Rezension

Laura Lippman –Lady in the Lake

Lady in the Lake - Laura Lippman

Lady in the Lake
von Laura Lippman

Bewertet mit 5 Sternen

Just one evening with an old school friend and Maddie’s life is not what it was anymore. Her life with her husband Milton and their son Seth simply isn’t what she wants anymore and so she makes a courageous decision for the year 1966: she leaves. Now completely on her own, she wants to make real another dream: becoming a journalist and when she, by pure chance, comes across the body of a young girl and soon after again of a woman, she seizes the opportunity of her first contact with the press.
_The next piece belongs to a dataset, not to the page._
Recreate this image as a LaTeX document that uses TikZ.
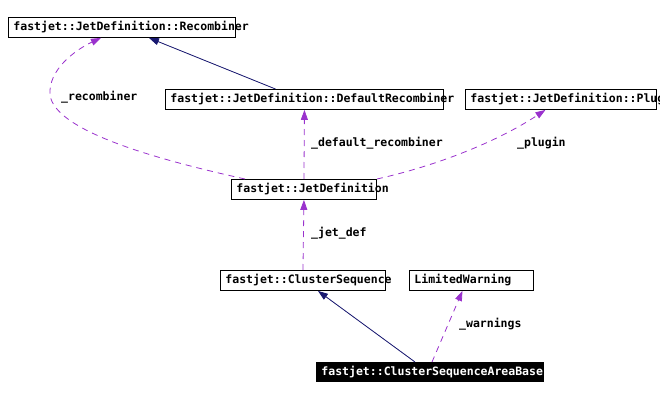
\documentclass[tikz,border=0pt]{standalone}
\usepackage{fontspec}
\usepackage{xcolor}
\usepackage{tikz}
\usetikzlibrary{arrows.meta}
\newfontfamily\classfont{DejaVu Sans Mono}
\newcommand\graphfont{\classfont\fontsize{11.5}{13}\selectfont\bfseries}
\definecolor{baseline}{HTML}{191970}
\definecolor{memberline}{HTML}{9A32CD}

\begin{document}
\begin{tikzpicture}[x=1pt, y=-1pt, >={Triangle[length=10pt,width=7pt]},
        every node/.style={font=\graphfont, execute at begin node={\hyphenpenalty=10000\relax}},
        cls/.style={draw, line width=0.9pt, anchor=north west, align=left, minimum height=20pt, inner xsep=5pt, inner ysep=0pt},
        lbl/.style={anchor=west, inner sep=0pt},
        base/.style={->, draw=baseline, fill=baseline, line width=0.8pt},
        use/.style={->, draw=memberline, line width=0.8pt, dash pattern=on 6pt off 5pt}]
        \useasboundingbox (0,0) rectangle (660,398);

        % Nodes
        \node (recomb) [cls, text width=217pt] at (8,17) {fastjet::JetDefinition::Recombiner};
        \node (defrec) [cls, text width=268pt] at (165,89) {fastjet::JetDefinition::DefaultRecombiner};
        \node (plugin) [cls, text width=181pt] at (465,89) {fastjet::JetDefinition::Plugin};
        \node (jetdef) [cls, text width=135pt] at (231,179) {fastjet::JetDefinition};
        \node (clseq) [cls, text width=155pt] at (220,270) {fastjet::ClusterSequence};
        \node (limw) [cls, text width=114pt] at (409,270) {LimitedWarning};
        \node (csab) [cls, text width=217pt, minimum height=19pt, fill=black, text=white] at (316,362) {fastjet::ClusterSequenceAreaBase};

        % Labels
        \node (lrecomb) [lbl] at (61,97) {\_recombiner};
        \node (ldefrec) [lbl] at (311,143) {\_default\_recombiner};
        \node (lplugin) [lbl] at (517,143) {\_plugin};
        \node (ljetdef) [lbl] at (311,233) {\_jet\_def};
        \node (lwarn) [lbl] at (459,324) {\_warnings};

        % Arrows
        \draw[base] ([xshift=-29pt]defrec.north) -- ([xshift=27pt]recomb.south);
        \draw[use] ([xshift=14pt]jetdef.north west) .. controls (150,158) and (55,130) .. (50,95)
            .. controls (48,70) and (75,50) .. ([xshift=-21pt]recomb.south);
        \draw[use] (jetdef.north) -- (defrec.south);
        \draw[use] (jetdef.north east) .. controls (440,165) and (500,140) .. ([xshift=-15.5pt]plugin.south);
        \draw[use] (clseq.north) -- (jetdef.south);
        \draw[base] ([xshift=99pt]csab.north west) -- ([xshift=15pt]clseq.south);
        \draw[use] ([xshift=116pt]csab.north west) -- ([xshift=-9pt]limw.south);

    \end{tikzpicture}
\end{document}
It is especially the second case of the “Lady in the Lake” as she was named that turns in her mind. Nobody seems to be really care about who murdered Cleo Sherwood, just because Cleo was black. Maddie knows that there must be a story behind it and that this can be her chance to really become a reporter.

 

Laura Lippman’s novel is one of the most talked about books of 2019 and it only takes a couple of pages to understand why all this praise is more than justified. “Lady in the Lake” is the perfect combination of a crime novel and the story of a woman who follows her will and is brave enough to do this against all societal conventions. The setting is all but favourable for such an undertaking and Lippman’s lively portrait of Baltimore of the 1960s underlines with which severe consequences such an attitude came in these days.

 

The most outstanding aspect of the novel is surely the protagonist. Maddie Schwartz is the perfect Jewish housewife – until she isn’t anymore. She remembers the young woman she once was, surely a bit stubborn, but to put it positively: she knew what she wanted and she got it. So why should she be pleased with the second best life? She definitely is a bit naive, but her sympathetic authenticity is the key to the people and this makes her story convincing and plausible. Times were harsh, above all for black people and the novel gives a good impression of what this meant in everyday life. It is not an open accusation of segregation and the different kind of treatment of people of colour or even a political statement, but simply a fact and thus an integral part of what the characters experience.

 

I also liked the constant change of perspective and how Lippman integrated different points of view which also gives a good idea of someone like Maddie was perceived in her time. This also make the narrative lively and varied. I had some high expectations due to the masses of admiring reviews I had read, but nevertheless, the novel surpassed them easily.